CSV (flat — subject to nesting constraints)

CSV is supported for projects where the question tree is flat, or where parent-child relationships are expressible via column ordering and the stage question tree (not via CSV nesting, which doesn't exist). One row per (study, annotator) combination. Column headers are the source question refs (mapped to target AnnotationQuestionV2.Id values in Step 2). Array answers use a per-column delimiter specified at mapping time (default ;).

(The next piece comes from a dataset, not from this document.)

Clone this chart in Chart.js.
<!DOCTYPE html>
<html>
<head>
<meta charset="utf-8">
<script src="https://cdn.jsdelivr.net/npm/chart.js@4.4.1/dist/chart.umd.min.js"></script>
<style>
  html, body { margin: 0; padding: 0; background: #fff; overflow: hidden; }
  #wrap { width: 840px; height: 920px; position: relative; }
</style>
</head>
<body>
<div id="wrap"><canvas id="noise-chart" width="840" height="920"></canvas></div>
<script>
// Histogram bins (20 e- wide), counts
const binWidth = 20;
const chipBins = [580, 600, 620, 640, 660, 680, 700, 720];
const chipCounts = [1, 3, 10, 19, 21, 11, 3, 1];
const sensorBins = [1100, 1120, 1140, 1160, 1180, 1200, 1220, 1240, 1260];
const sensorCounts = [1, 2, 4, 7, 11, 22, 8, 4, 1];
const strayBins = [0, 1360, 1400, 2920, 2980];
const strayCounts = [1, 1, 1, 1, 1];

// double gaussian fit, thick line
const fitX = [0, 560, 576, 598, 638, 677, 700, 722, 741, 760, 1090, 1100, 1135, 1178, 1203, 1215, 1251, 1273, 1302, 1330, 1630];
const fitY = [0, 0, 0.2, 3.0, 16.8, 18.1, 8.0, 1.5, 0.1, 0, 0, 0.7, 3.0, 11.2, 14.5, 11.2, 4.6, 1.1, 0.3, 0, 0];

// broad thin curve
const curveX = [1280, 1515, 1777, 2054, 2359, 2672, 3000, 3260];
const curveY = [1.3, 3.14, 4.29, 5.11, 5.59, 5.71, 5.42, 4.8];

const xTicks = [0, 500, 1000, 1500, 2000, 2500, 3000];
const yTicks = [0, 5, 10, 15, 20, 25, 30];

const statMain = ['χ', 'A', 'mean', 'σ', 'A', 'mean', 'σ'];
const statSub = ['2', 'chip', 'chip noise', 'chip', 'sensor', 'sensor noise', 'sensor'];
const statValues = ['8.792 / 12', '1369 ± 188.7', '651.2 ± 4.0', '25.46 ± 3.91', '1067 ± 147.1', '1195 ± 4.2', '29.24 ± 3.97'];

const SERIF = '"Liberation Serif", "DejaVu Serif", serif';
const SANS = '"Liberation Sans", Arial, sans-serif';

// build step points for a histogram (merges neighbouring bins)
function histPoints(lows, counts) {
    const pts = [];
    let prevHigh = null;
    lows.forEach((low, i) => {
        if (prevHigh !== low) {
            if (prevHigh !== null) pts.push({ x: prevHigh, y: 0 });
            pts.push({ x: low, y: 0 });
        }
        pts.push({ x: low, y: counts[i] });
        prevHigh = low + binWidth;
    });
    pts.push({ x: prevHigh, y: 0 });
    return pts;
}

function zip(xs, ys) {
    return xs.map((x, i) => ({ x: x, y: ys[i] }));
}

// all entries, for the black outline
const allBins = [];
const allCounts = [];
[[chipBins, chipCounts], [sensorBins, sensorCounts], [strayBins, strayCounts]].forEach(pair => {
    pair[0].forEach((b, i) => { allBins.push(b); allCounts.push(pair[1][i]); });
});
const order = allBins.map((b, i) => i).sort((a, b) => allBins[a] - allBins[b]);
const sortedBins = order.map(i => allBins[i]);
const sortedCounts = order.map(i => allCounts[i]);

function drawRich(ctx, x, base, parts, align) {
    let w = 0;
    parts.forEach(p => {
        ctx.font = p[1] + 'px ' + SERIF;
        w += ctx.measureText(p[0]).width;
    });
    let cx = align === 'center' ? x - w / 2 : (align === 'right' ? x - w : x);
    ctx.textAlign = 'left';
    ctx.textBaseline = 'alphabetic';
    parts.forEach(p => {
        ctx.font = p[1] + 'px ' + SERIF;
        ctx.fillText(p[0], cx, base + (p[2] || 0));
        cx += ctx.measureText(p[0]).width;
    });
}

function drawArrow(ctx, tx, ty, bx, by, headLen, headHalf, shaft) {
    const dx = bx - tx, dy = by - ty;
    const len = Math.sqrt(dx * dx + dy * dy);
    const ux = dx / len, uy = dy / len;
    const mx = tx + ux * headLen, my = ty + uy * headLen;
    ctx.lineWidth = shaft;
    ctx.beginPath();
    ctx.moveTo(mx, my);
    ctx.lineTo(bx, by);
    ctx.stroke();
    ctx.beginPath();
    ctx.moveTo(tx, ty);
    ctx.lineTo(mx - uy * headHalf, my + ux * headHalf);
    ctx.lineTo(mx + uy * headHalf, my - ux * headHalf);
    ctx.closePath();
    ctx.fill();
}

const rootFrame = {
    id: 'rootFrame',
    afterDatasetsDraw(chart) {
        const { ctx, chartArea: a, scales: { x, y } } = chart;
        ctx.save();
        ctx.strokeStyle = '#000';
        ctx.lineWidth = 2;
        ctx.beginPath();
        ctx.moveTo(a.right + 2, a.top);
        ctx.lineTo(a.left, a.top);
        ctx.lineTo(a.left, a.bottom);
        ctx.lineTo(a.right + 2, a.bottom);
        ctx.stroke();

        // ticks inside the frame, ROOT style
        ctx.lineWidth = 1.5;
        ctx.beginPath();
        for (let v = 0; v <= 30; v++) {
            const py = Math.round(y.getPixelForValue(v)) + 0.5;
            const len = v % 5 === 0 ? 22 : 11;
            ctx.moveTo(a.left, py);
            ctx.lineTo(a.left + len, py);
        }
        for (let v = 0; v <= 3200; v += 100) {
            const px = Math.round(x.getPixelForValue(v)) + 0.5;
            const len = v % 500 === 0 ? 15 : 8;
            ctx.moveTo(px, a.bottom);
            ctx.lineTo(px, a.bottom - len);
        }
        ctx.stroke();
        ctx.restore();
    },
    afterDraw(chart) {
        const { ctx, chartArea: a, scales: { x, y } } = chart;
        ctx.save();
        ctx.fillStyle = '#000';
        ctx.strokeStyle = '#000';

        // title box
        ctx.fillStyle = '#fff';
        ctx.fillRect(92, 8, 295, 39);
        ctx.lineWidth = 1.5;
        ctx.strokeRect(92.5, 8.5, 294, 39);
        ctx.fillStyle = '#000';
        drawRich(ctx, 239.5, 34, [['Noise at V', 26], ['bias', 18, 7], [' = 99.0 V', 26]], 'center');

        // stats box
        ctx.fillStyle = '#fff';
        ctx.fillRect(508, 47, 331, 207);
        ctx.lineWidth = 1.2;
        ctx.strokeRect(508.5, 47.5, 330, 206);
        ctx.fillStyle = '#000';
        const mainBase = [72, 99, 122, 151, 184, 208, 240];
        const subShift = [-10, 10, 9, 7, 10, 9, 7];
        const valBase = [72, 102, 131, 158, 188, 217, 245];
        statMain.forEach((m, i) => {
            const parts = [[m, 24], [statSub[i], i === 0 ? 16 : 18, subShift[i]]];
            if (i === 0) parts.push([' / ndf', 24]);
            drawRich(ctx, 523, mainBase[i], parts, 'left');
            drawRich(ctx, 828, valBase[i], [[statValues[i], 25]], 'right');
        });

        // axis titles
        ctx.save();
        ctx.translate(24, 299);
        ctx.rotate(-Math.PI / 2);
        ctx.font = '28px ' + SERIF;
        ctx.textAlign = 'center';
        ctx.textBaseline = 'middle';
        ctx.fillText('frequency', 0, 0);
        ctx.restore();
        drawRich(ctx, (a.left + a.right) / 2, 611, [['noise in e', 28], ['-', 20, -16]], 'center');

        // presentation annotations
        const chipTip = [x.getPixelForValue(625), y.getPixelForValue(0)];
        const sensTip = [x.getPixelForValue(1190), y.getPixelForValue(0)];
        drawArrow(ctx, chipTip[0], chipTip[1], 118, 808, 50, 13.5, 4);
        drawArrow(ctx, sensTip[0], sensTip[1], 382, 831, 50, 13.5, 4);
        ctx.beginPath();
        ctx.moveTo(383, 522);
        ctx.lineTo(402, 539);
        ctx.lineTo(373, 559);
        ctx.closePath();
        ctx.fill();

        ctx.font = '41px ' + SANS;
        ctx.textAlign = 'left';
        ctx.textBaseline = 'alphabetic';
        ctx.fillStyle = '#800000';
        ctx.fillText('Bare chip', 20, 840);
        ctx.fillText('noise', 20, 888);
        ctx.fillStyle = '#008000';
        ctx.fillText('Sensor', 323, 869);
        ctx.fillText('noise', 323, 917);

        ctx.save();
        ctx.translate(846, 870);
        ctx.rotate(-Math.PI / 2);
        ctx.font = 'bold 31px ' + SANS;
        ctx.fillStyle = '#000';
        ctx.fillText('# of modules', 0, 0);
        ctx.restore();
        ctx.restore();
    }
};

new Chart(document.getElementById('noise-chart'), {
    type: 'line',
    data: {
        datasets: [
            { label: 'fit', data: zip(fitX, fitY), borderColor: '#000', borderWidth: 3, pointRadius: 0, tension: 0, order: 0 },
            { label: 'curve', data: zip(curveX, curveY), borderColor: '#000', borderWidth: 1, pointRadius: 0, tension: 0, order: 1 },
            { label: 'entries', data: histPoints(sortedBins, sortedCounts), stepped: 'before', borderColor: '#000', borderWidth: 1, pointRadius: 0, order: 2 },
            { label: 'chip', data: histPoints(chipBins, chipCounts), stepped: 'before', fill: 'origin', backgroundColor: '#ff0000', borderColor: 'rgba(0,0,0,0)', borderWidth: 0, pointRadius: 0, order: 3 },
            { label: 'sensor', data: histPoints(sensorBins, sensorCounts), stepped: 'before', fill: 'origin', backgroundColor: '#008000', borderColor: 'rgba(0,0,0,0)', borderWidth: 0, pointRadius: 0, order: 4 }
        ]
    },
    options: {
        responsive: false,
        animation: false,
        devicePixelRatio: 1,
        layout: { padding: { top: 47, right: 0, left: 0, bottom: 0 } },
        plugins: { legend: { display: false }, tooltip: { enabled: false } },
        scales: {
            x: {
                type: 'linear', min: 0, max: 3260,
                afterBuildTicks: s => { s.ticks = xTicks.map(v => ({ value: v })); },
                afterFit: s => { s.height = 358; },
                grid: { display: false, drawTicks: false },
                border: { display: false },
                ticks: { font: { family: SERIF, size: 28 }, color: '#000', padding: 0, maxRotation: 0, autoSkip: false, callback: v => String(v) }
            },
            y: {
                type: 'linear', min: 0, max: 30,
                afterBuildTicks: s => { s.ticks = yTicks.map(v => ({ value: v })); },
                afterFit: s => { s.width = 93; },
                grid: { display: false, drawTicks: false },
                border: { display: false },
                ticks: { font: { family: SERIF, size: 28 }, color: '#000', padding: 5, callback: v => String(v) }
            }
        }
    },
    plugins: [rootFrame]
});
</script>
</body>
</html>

For deeply nested question trees, JSON or YAML are the recommended formats — see brief.md Key Decision 4.


Validation Rules

Applied in Step 3 (async validation). Rules are classified by severity — errors block commit, warnings flag for admin attention.

Rule Severity
Target stage exists on project Error
Target StageQuestionSetVersion exists on stage and is published Error
All mapped questions exist in the referenced SQS version Error
Annotator is a member of the project Error
Study ID exists in the project Error
answerType in record matches the mapped question's DataType Error
No duplicate annotation for same (study, annotator, question, stage) within the import file Error
Question mapping covers all questionRef values appearing in the file Warning
Answer value is within the option set (for dropdown / checklist / radio questions) Warning
Parent question is answered when a child question is answered Warning (conditional warning)
Child question's parent exists in the import (not orphaned) Warning (orphan warning — resolvable)

Roadmap Context

Phase 6.5 sits between:

  • Phase 6: Question Management UI (AQ versioning UI, version badges, admin decision framework)
  • Phase 7: Release 1 Data Migration (published question backfill, SQS backfill, feature flags)

This placement means:

  • The QM v2 domain is available — imports map to AnnotationQuestionV2.Id values and pin versions via AnnotationQuestionVersionReference
  • All annotation UI is complete — imported annotations are immediately visible in the form
  • Import + migration (Phase 7) work well together — bring external data in, then run R1 migration to backfill versioning metadata for legacy stages

The feature is self-contained and does not block Phase 7.